* DIRECTION
The listing below should be printed exactly, every line of it. Skip the pictures.

* RECORDED DATA
========

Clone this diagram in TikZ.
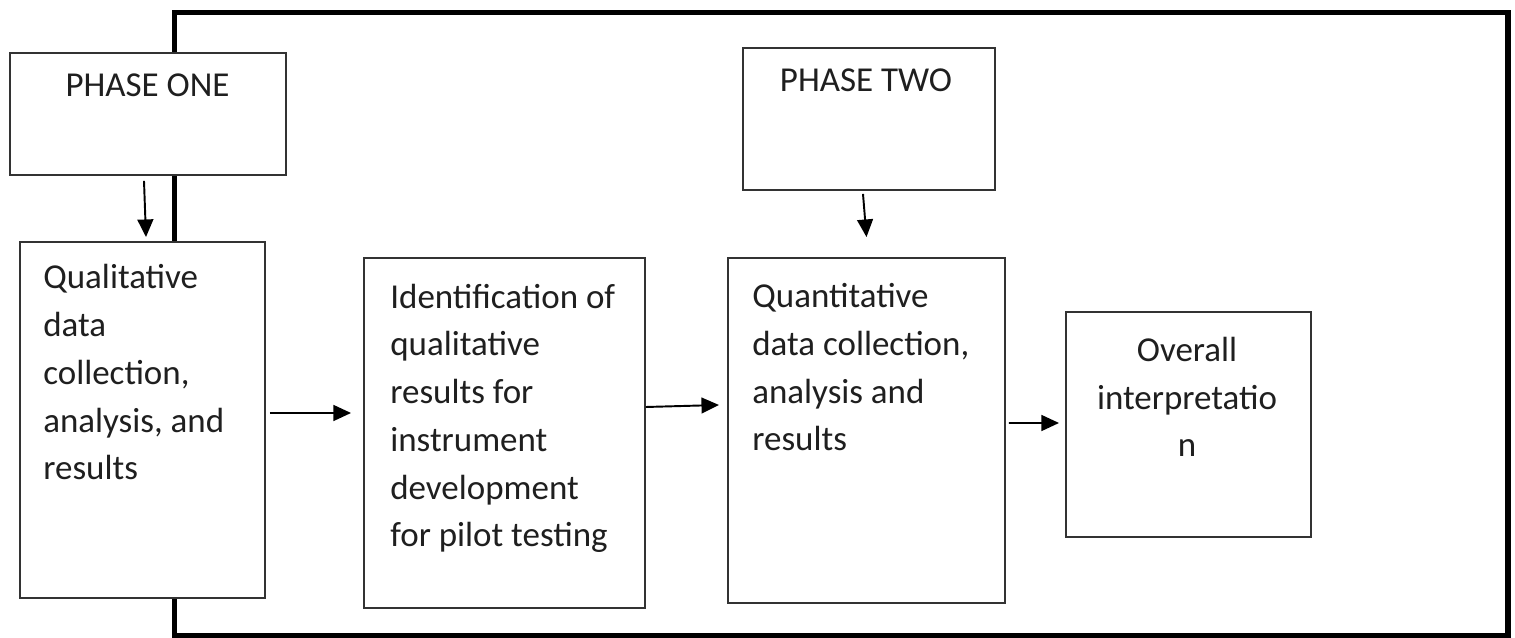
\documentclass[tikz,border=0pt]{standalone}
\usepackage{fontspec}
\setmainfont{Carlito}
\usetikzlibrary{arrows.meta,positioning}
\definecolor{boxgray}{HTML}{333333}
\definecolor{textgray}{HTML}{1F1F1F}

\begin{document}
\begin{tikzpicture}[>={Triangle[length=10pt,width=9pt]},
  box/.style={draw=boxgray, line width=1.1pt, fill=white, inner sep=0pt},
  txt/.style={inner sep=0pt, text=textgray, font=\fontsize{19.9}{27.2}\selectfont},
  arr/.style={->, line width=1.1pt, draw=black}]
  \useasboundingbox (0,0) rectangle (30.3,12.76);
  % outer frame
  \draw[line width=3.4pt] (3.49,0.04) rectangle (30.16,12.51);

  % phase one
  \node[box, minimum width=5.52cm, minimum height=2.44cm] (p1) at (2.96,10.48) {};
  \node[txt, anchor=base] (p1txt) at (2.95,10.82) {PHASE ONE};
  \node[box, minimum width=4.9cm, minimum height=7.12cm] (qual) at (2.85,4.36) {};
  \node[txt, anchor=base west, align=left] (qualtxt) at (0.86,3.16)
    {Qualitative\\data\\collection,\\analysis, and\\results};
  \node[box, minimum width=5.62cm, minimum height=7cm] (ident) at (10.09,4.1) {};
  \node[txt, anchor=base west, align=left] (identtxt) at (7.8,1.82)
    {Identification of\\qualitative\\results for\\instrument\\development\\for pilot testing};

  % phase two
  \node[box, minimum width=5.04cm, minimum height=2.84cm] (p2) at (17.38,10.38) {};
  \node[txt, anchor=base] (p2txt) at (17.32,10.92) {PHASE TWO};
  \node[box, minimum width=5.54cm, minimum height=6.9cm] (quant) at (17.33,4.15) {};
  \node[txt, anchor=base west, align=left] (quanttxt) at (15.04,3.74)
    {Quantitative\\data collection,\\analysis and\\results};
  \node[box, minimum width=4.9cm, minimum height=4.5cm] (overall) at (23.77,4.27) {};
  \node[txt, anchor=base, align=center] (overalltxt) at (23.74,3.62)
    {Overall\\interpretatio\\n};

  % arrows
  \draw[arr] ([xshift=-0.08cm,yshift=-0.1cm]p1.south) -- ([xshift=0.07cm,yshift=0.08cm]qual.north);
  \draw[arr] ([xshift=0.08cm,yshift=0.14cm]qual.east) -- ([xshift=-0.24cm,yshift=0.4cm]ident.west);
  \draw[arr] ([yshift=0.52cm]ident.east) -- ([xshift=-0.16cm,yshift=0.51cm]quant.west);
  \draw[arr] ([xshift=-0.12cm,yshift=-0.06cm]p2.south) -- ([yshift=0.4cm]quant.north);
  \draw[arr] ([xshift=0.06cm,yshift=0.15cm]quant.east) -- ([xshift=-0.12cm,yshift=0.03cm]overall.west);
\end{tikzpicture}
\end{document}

========

* FINISHED EXERCISE
Clone this diagram in TikZ.
\documentclass[tikz,border=0pt]{standalone}
\usepackage{fontspec}
\setmainfont{Carlito}
\usetikzlibrary{arrows.meta,positioning}
\definecolor{boxgray}{HTML}{333333}
\definecolor{textgray}{HTML}{1F1F1F}

\begin{document}
\begin{tikzpicture}[>={Triangle[length=10pt,width=9pt]},
  box/.style={draw=boxgray, line width=1.1pt, fill=white, inner sep=0pt},
  txt/.style={inner sep=0pt, text=textgray, font=\fontsize{19.9}{27.2}\selectfont},
  arr/.style={->, line width=1.1pt, draw=black}]
  \useasboundingbox (0,0) rectangle (30.3,12.76);
  % outer frame
  \draw[line width=3.4pt] (3.49,0.04) rectangle (30.16,12.51);

  % phase one
  \node[box, minimum width=5.52cm, minimum height=2.44cm] (p1) at (2.96,10.48) {};
  \node[txt, anchor=base] (p1txt) at (2.95,10.82) {PHASE ONE};
  \node[box, minimum width=4.9cm, minimum height=7.12cm] (qual) at (2.85,4.36) {};
  \node[txt, anchor=base west, align=left] (qualtxt) at (0.86,3.16)
    {Qualitative\\data\\collection,\\analysis, and\\results};
  \node[box, minimum width=5.62cm, minimum height=7cm] (ident) at (10.09,4.1) {};
  \node[txt, anchor=base west, align=left] (identtxt) at (7.8,1.82)
    {Identification of\\qualitative\\results for\\instrument\\development\\for pilot testing};

  % phase two
  \node[box, minimum width=5.04cm, minimum height=2.84cm] (p2) at (17.38,10.38) {};
  \node[txt, anchor=base] (p2txt) at (17.32,10.92) {PHASE TWO};
  \node[box, minimum width=5.54cm, minimum height=6.9cm] (quant) at (17.33,4.15) {};
  \node[txt, anchor=base west, align=left] (quanttxt) at (15.04,3.74)
    {Quantitative\\data collection,\\analysis and\\results};
  \node[box, minimum width=4.9cm, minimum height=4.5cm] (overall) at (23.77,4.27) {};
  \node[txt, anchor=base, align=center] (overalltxt) at (23.74,3.62)
    {Overall\\interpretatio\\n};

  % arrows
  \draw[arr] ([xshift=-0.08cm,yshift=-0.1cm]p1.south) -- ([xshift=0.07cm,yshift=0.08cm]qual.north);
  \draw[arr] ([xshift=0.08cm,yshift=0.14cm]qual.east) -- ([xshift=-0.24cm,yshift=0.4cm]ident.west);
  \draw[arr] ([yshift=0.52cm]ident.east) -- ([xshift=-0.16cm,yshift=0.51cm]quant.west);
  \draw[arr] ([xshift=-0.12cm,yshift=-0.06cm]p2.south) -- ([yshift=0.4cm]quant.north);
  \draw[arr] ([xshift=0.06cm,yshift=0.15cm]quant.east) -- ([xshift=-0.12cm,yshift=0.03cm]overall.west);
\end{tikzpicture}
\end{document}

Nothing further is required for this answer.